O Jogo do Anjo (livro) e O Conto da Aia (série)
Luciana Corrêa Netto e Katryn Rocha
O Jogo do Anjo
Sabe aquele livro que ao terminar a última página você fica horas anestesiado e recapitulando os momentos mais marcantes? O Jogo do Anjo é assim. Este livro foi escrito pelo catalão Carlos Ruiz Zafón, prestigiadíssimo escritor, vencedor de inúmeros prêmios literários ao redor do mundo, e que faleceu precocemente, em junho deste ano.
Em O Jogo do Anjo há um toque sobrenatural, o que, de forma alguma, retira-lhe o mérito de ser um livro excepcional, mesmo para aqueles que esperam ou prefiram algo mais racional. Não é um simples livro de suspense e mistério. Vai muito além disso. A escrita do Zafón é impressionante. Uma dica: se você nunca leu nada dele, por favor, leia, porque não vai se arrepender.
Conheci o autor e sua obra em 2012 por indicação de um colega de trabalho.
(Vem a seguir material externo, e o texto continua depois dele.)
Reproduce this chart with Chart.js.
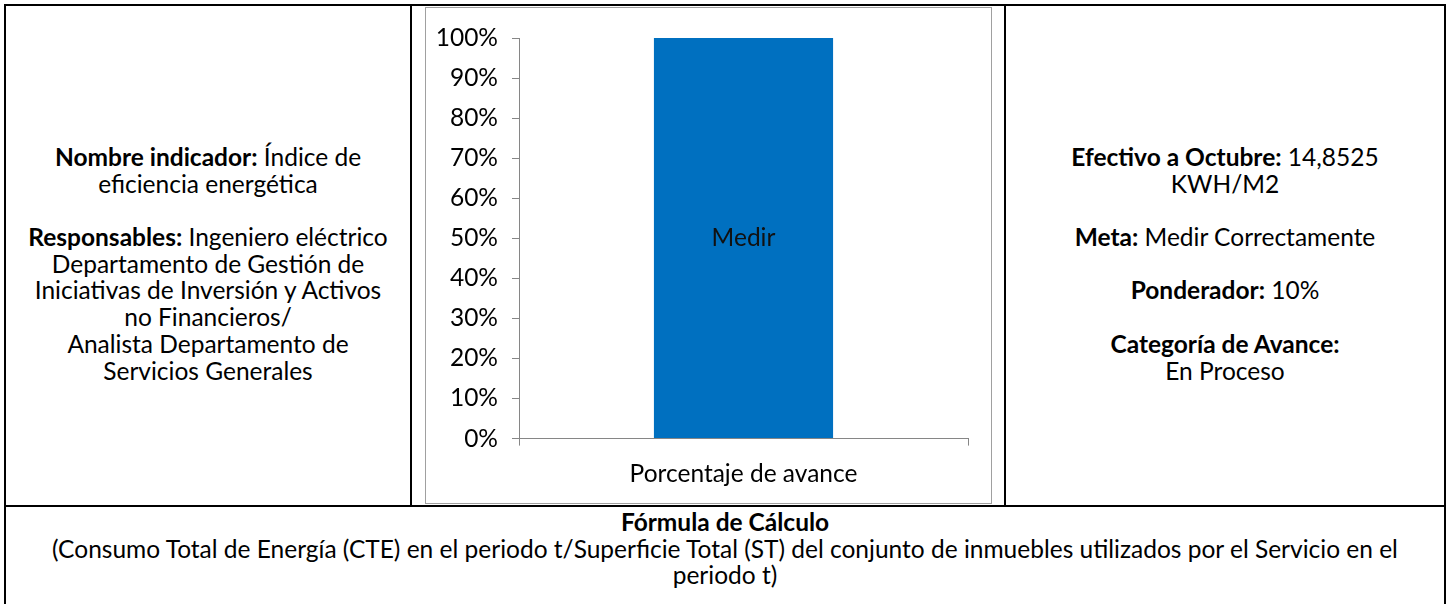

Embora o começo da trama não seja dos mais contagiantes, a cada virada de página desperta uma inquietação no leitor, seguida de uma curiosidade que torna impossível interromper a leitura.
A trama, narrada em primeira pessoa, se passa em 1920 e tem como cenário Barcelona. Somos apresentados a um personagem intenso e perturbado: David Martín, um jovem de 28 anos de idade que, apesar do talento como escritor, nunca foi reconhecido profissionalmente e está acostumado a vender barato seu trabalho para editores oportunistas. Para sobreviver, se vê obrigado a escrever novelas policiais, sob o pseudônimo Ignatius B. Samson.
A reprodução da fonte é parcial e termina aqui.